Entenda por performance todo o seu desempenho diante do público. Sua postura, sua gesticulação, sua comunicação facial, a maneira como olha para os ouvintes, como se movimenta diante do grupo, como produz as pausas, como dá ênfase a determinadas palavras, como sorri, como consulta as anotações, como se vale dos recursos visuais. Tudo o que você aprendeu ao longo da vida irá participar desse cenário desafiador e instigante. Sua sensibilidade deverá indicar o momento de falar com mais emoção e qual será o limite desse sentimento para que continue em sintonia com o público. Sua experiência determinará qual o sentido que está sendo criado nos ouvintes quando sua mensagem entra em contato com a realidade deles.

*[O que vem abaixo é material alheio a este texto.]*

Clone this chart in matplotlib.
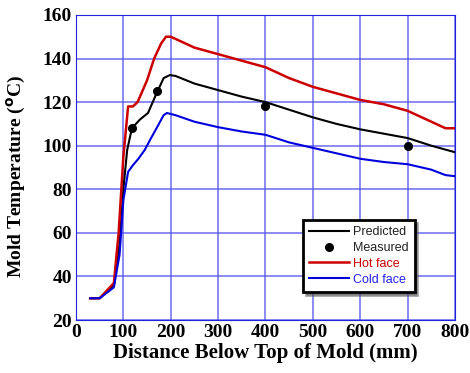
import matplotlib.pyplot as plt
import numpy as np

# Predicted temperature along the mold
pred_x = [30, 50, 80, 92, 100, 108, 118, 135, 152, 170, 185, 198, 210, 250, 300, 350, 400, 450, 500, 550, 600, 650, 700, 750, 800]
pred_y = [30, 30, 36, 55, 80, 98, 108, 112, 115, 124, 131, 132.4, 132, 128.5, 125.5, 122.5, 120, 116.5, 113, 110, 107.5, 105.5, 103.5, 100, 97]

hot_x = [30, 50, 80, 90, 100, 110, 120, 130, 150, 165, 180, 190, 200, 210, 250, 300, 350, 400, 450, 500, 550, 600, 650, 700, 750, 780, 800]
hot_y = [30, 30, 37, 60, 95, 118, 118, 120, 130, 140, 147, 150, 150, 149, 145, 142, 139, 136, 131, 127, 124, 121, 119, 116, 111, 108, 108]

cold_x = [30, 50, 80, 92, 100, 110, 120, 131, 145, 156, 170, 185, 192, 210, 250, 300, 350, 400, 450, 500, 550, 600, 650, 700, 750, 780, 800]
cold_y = [30, 30, 35, 50, 75, 88, 91, 93.8, 98, 102.5, 108, 114, 115, 114, 111, 108.5, 106.5, 105, 101.5, 99, 96.5, 94, 92.5, 91.5, 89, 86.5, 86]

meas_x = [118, 170, 400, 700]
meas_y = [108, 125, 118, 100]

plt.rcParams['font.family'] = 'serif'
plt.rcParams['font.serif'] = ['Liberation Serif', 'DejaVu Serif']

fig = plt.figure(figsize=(4.7, 3.73), dpi=100)
ax = fig.add_axes([0.1617, 0.142, 0.8063, 0.818])

ax.plot(pred_x, pred_y, color="black", lw=1.5, label="Predicted")
ax.plot(meas_x, meas_y, "o", color="black", ms=5.5, label="Measured")
ax.plot(hot_x, hot_y, color="#cc0000", lw=1.8, label="Hot face")
ax.plot(cold_x, cold_y, color="#0000dd", lw=1.5, label="Cold face")

ax.set_xlim(0, 800)
ax.set_ylim(20, 160)
ax.set_xticks(np.arange(0, 801, 100))
ax.set_yticks(np.arange(20, 161, 20))
ax.grid(color="#5555ee", lw=1.2, alpha=0.8)
for s in ax.spines.values():
    s.set_color("#2222dd")
ax.tick_params(length=0, pad=3, labelsize=14)
for t in ax.get_xticklabels() + ax.get_yticklabels():
    t.set_fontweight("bold")

ax.set_xlabel("Distance Below Top of Mold (mm)", fontsize=15, fontweight="bold", labelpad=1)
ax.set_ylabel("Mold Temperature ($^{\\mathbf{o}}$C)", fontsize=14, fontweight="bold", labelpad=3)
ax.yaxis.set_label_coords(-0.127, 0.47)

leg = ax.legend(loc="upper left", bbox_to_anchor=(0.582, 0.348), frameon=True, fancybox=False,
                shadow=True, prop={'family': 'Liberation Sans', 'size': 9}, handlelength=3.2,
                borderpad=0.5, labelspacing=0.3, handletextpad=0.3)
leg.get_frame().set_edgecolor("black")
leg.get_frame().set_linewidth(2)
leg.get_frame().set_alpha(1)
colors = ["#222222", "#222222", "#cc0000", "#2222ee"]
for t, c in zip(leg.get_texts(), colors):
    t.set_color(c)

plt.savefig("out.png", dpi=100)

Esse é o momento em que você deixa de se pertencer. Sua atuação será em direção aos objetivos que traçou, mas a maneira de se comportar diante do auditório seguirá um trajeto próprio, a partir da determinação de cada circunstância. Como disse meu querido e saudoso amigo Blota Júnior, um dos maiores oradores que conheci: “Ali está a sua platéia, ou fria, ou indiferente, ou inamistosa, ou expectante, ou fanatizada, ou enlouquecida. A partir do instante em que desfecha a palavra inicial, não mais se pertence ou se protege. Cabe-lhe enfrentar a incontrolável maré, e vencê-la. Por sua voz, e apenas pelo que fala, ou domina ou se perde. Ou convence, ou se frustra. Pela simples força de sua expressão, terá que conquistar uma vontade esquiva e dispersa. Necessita persuadir, comover, abalar, conduzir a força estranha na direção que deseja”.

Esse é o seu papel como orador. Talvez não exista nada mais gratificante do que sentir o poder da palavra atuando em favor de uma causa que vale a pena ser defendida. Aqui você tem um caminho, que talvez seja apenas uma simples centelha de tudo o que poderá buscar para o seu aprimoramento como orador.

E o milagre? Bem, já deve ter ficado claro que em comunicação o milagre é você. Portanto, mãos à obra e comece a se preparar. Esta, e só esta, será a va-rinha de condão com competência de transformá-lo em um ótimo orador. Quanto ao orador que você aplaudiu com entusiasmo, pode ter certeza de que a resposta também está na persistência de uma vida inteira de trabalho e dedicação.